A partir dos anos 70, sobretudo sob o governo social-democrata, começou finalmente um confronto consequente com o período nazi – na política, nas universidades, nas escolas, nos meios de comunicação e no debate público. Enfrentou-se o próprio passado.
Mas ainda hoje, muitos alemães mantêm a distorcida fórmula de que os alemães também foram «vítimas de Hitler», que o Terceiro Reich foi sobretudo obra de um bando de criminosos – e que o povo comum não pode ser responsabilizado de forma generalizada...

Uma variante curiosa, mas frequentemente encontrada, que serve de autojustificação não só a partidos e políticos de direita, mas também a muitos membros da geração atual. O conhecimento sobre as guerras de Hitler, sobre a perseguição e o assassinato de todos os opositores, sobre a singularidade do Holocausto – é assustadoramente escasso. Especialmente entre os jovens.

Existe uma responsabilidade para esta geração jovem?

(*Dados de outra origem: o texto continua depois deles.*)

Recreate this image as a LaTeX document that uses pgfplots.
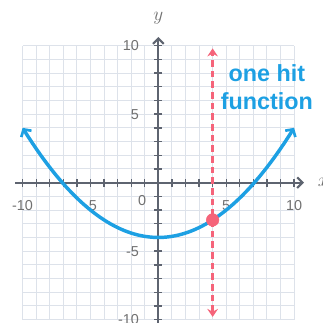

A questão que permanece é: estará a geração atual, politicamente e moralmente inocente, definitivamente dispensada do confronto com a ditadura nazi e o seu legado? Ou: não começa a responsabilidade das gerações seguintes com a pergunta sobre se querem ou não lembrar-se?

O meu livro entende-se como um apelo contra qualquer forma de banalização ou relativização do passado nazi. O passado nazi não prescreve. Há uma obrigação: a da memória.